(Extrait de La révolution du Réel, Krishnamurti, Édition Le Courrier Du Livre 1985)
Non seulement l’amour, tel que nous le connaissons, conduit à l’attachement, mais encore notre esclavage à l’égard d’autrui ou l’esclavage d’autrui à notre égard sont communément pris pour mesures de l’existence, de la force, de l’authenticité de l’amour.
L’attachement dont nous sommes l’objet de la part d’autrui a d’autant plus de prix à nos yeux qu’il nous flatte, qu’il témoigne de la valeur qu’on nous attribue. Ce qui est très rassurant pour ceux d’entre nous qui sont assez attentifs pour se rendre compte qu’en profondeur ils ne se sentent jamais tout à fait sûrs d’être quelque chose.
Au regard d’une notion pure de l’amour, d’un amour qui serait lumière, offrande et dévouement inconditionnels, il serait inconcevable qu’on pût se réjouir d’enchaîner autrui, de le rendre dépendant de soi, esclave de soi ! Un tel « amour » carcéral, qui ferait injure à la liberté, à la plénitude de l’autre, à son rayonnement, à son épanouissement, ne serait pas digne de ce nom.
Mais on ne prend pas conscience de cela.
N’ayant pas eu sous les yeux d’autres exemples, on épouse, par imitation naturelle, sans s’en rendre compte, les pensées communes, les usages communs à ce sujet, les attitudes qu’on ne cesse d’observer autour de soi, tout près de soi, au sein même de sa propre famille. Quand ce ne sont pas nos parents qui s’appliquent à nous persuader de leur valeur, à nous les imposer !
On ne peut percevoir la fausseté, l’aberration, des prétendues « amours » communes — qu’elles soient ou non sexuelles — qu’au prix d’une espèce de recul, de retrait de la conscience hors des cadres de son fonctionnement usuel.

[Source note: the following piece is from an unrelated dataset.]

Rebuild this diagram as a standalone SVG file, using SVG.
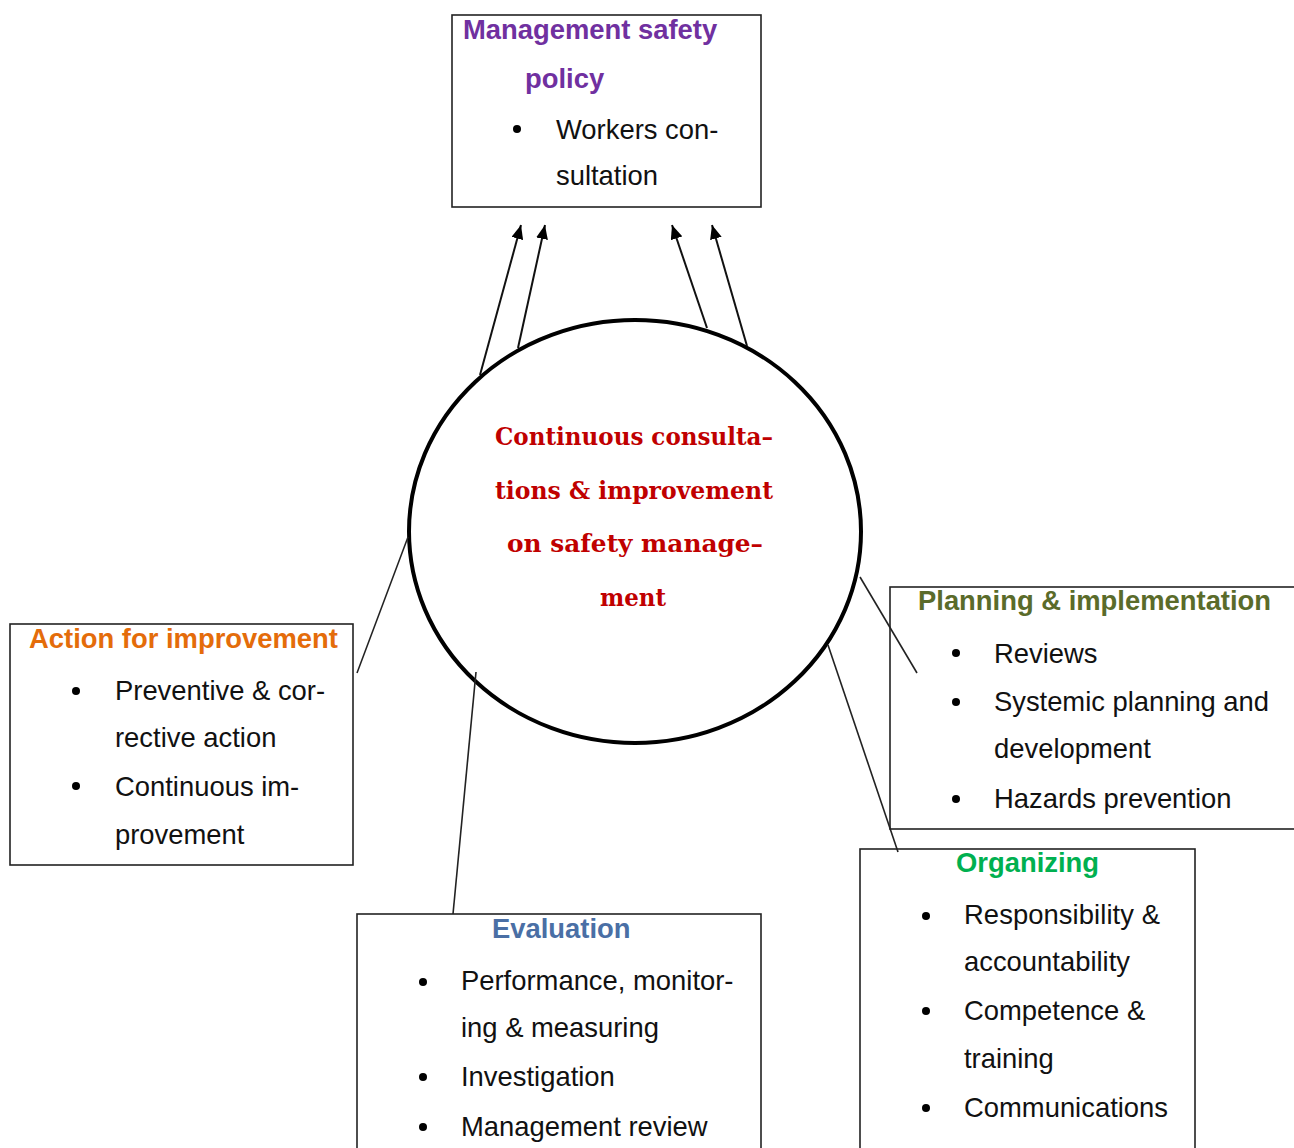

Comme si cette conscience sortait de l’univers de son exercice coutumier pour le mieux voir, pour découvrir la signification qu’il enveloppe. Comme si elle sortait d’elle-même pour s’observer de l’extérieur, avec des yeux nouveaux. Ou encore comme si, selon le mot de Lytton, elle quittait « la région de l’habitude » pour découvrir la vraie nature de cet univers des valeurs banales, et communément, immémorialement admises, dans lequel elle avait jusque-là vécu sans s’aviser qu’il pût y en avoir un autre.
Comme si elle se mettait tout à coup à regarder tout ce qu’elle avait jusque-là machinalement pensé ou accompli, sans jamais vraiment le regarder, sans jamais s’en détacher en quelque sorte pour l’observer.
Se dégager ainsi de l’univers conventionnel de l’action automatique, se dégager du même coup du champ clos des amours asservissantes et agressives, c’est prendre conscience (« awareness » ou « insight ») de ces cadres dans lesquels on avait jusque-là étourdiment vécu, sans s’en rendre compte, sans en saisir toute la nature et les implications.
C’est aussi, en un sens, sortir de soi, du personnage qu’on nous avait demandé ou persuadé d’être, et que nous avions cru être. Et, paradoxalement, c’est prendre une conscience totale de soi. On pourrait dire, du même coup, que c’est n’être plus rien. Mais, non moins paradoxalement, c’est être tout, parce que, comme je l’ai déjà dit — toute conscience personnelle, égocentrique de soi ayant cessé —, c’est découvrir, au fond et à la source de sa propre conscience, l’essence même de toute réalité [1].
[1] Voir, plus loin, dans cette même partie de l’ouvrage, la Note « Etre » ou « Etre « pour » faire ». On pourra relire aussi, en première partie, chapitre 4, l’étude « Krishnamurti et l’amour véritable ».